Spent ages wondering why pycryptodome said my key was the wrong length to decode as base64. Turns out that the key generated by Darius's tool contains spaces, which cryptodome strips out.
Generated a new key using pycryptodome.
It works! But I get a 401 response from mathstodon, even though it does update the profile.
401 response is because the signature wasn't correct. Further down in the thread, I found a link to this working implementation.
Unsure if I want to store as much stuff on disk as possible, or in a database.
Darius's tool stores followers in a single TEXT field in the sqlite database. Why not store them in a file?
Well, I implemented making posts and saving them in a file, but then I discovered that resolving mentions also needs caching, so remote account data should be saved in a file too. You identify remote accounts by username and domain.
Except you also need remote account data when distributing to followers, identified by URI.
So maybe accounts should be in a database after all!
And in fact, to produce a list of published notes, it would help to have them in a database so you can filter on visibility.
Several hours in: I have tables for local account, remote account, note, and "remote account following local account". Might need tables for likes and boosts (Announce activities) if I want to expose those properly, but it doesn't look like mastodon does.

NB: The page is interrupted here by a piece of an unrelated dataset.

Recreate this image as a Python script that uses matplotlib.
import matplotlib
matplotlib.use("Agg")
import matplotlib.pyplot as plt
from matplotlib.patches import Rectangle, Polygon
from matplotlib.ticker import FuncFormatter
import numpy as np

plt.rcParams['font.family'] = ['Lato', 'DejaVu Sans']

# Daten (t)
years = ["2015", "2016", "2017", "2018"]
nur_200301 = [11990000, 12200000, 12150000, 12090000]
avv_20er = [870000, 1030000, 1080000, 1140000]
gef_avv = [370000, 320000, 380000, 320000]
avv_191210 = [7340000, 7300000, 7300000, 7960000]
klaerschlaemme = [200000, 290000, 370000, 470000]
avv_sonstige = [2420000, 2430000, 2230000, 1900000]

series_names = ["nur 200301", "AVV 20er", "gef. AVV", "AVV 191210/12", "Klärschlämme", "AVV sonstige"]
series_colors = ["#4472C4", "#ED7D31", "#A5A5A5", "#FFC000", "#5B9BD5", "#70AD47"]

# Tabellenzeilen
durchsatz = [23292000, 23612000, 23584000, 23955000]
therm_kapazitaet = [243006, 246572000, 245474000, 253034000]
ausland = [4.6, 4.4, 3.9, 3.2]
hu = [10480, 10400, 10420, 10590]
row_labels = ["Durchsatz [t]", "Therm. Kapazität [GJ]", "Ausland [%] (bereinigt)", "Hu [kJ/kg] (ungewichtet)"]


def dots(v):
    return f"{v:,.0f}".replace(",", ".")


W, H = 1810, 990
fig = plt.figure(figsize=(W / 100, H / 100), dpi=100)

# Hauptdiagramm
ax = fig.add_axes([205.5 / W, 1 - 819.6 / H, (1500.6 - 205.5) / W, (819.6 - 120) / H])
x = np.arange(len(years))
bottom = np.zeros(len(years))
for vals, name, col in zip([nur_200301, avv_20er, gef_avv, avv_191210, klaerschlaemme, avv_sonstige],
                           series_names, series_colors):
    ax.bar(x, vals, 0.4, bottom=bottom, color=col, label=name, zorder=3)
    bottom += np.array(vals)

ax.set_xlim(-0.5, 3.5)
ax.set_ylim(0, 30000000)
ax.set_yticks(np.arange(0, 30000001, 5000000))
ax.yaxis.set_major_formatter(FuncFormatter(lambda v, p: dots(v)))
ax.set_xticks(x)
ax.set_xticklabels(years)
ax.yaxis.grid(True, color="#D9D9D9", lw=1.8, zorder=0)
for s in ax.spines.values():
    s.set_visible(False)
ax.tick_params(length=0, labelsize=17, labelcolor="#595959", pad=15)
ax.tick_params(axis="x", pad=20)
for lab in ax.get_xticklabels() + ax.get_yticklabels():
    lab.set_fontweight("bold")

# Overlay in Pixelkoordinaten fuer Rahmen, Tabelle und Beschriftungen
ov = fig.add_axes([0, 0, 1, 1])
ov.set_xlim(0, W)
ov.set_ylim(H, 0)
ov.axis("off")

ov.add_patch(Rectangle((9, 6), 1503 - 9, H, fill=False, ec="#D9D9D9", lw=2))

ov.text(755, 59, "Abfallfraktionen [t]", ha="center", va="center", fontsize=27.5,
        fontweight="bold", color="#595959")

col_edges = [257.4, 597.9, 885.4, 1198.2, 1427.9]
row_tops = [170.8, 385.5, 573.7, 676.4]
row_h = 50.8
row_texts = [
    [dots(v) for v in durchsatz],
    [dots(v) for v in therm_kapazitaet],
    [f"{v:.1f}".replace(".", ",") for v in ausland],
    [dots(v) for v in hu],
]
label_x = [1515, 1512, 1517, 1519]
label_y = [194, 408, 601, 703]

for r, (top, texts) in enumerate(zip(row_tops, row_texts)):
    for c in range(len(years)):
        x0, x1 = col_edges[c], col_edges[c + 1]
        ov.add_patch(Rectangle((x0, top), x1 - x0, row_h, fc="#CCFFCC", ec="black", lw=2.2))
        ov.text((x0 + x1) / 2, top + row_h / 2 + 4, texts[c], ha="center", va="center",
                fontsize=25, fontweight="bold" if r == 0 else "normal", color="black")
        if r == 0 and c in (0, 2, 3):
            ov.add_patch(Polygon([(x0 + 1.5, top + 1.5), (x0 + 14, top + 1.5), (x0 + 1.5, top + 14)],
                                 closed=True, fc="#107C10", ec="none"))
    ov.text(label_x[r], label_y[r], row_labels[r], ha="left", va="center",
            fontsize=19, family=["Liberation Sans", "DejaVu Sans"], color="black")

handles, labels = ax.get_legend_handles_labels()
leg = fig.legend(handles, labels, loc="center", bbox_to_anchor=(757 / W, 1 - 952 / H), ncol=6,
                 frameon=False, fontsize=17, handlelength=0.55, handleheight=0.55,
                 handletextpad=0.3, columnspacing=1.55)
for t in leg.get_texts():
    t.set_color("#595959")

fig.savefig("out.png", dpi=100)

I think it's a mistake to have a separation between remote and local data in the database.
Tried to put both local and remote accounts in one Actor model: there's loads of stuff that you end up marking as "local only". So in fact Mastodon's arrangement, with separate "Account" and "Actor" tables, makes sense: both remote and local actors have entries in the small Actor table, and local actors also have a linked Account table with other stuff.
I want to store mentions of local accounts by remote accounts.
If it's possible for one local account to mention another local account, then it makes no sense to have two separate Mention models.
Maybe the Note model should have local_actor
and remote_actor
fields, one of which is null.
Updating posts was tricky: it looks like Mastodon rejects updates if the Note object doesn't have an updated
field.
This isn't mentioned in the ActivityPub spec, but there's an entry in the Activity Streams spec.
To get this to work on aperiodical.com, I added some rules to the nginx to proxy everything under the root URL /activitypub
, as well as /.well-known/webfinger
, to my Django server.
I tried to minimise the amount of abstraction in my code, so that I didn't waste loads of time implementing bits of the protocol that I don't need or doing stuff awkwardly in order to allow a use case that I don't want.
The only concession to abstraction I've made is that the ActivityPub inbox view has a list of InboxHandler
classes that effectively work as filters on the incoming activity object, in order to produce different side-effects.
A separate Django app can register a new inbox handler class, and associate it only with certain actors or domains.
I've used this to add a handler for the aperiodical.com domain which will send a message to our Slack channel when the maths news account is mentioned by someone else. My aim is that people can send us tips for bits of news we haven't seen yet, and replies to the account's posts might give information that we can use in the monthly blog post.
So, as I finish this post, I have @mathnews@aperiodical.com, and it's been discreetly posting bits of news for a couple of weeks.
Re-use my code, if you dare?
I've published this both for my own benefit, and because there's probably some insight in there that someone else will be missing when they come to implementing ActivityPub.
I don't really want to commit to maintaining my code for other people to use: I've got more than enough projects on the go already. But I'm sharing the code as-is, because it doesn't cost anything.
I've put my code (without the Aperiodical-specific bits) on GitHub at github.com/christianp/django-activitypub-bot.
Along the way, I found Helge Krueger's bovine project, which seems to do a lot of the same things but is written in a more modular fashion so should be adaptable to more use cases. Try that first!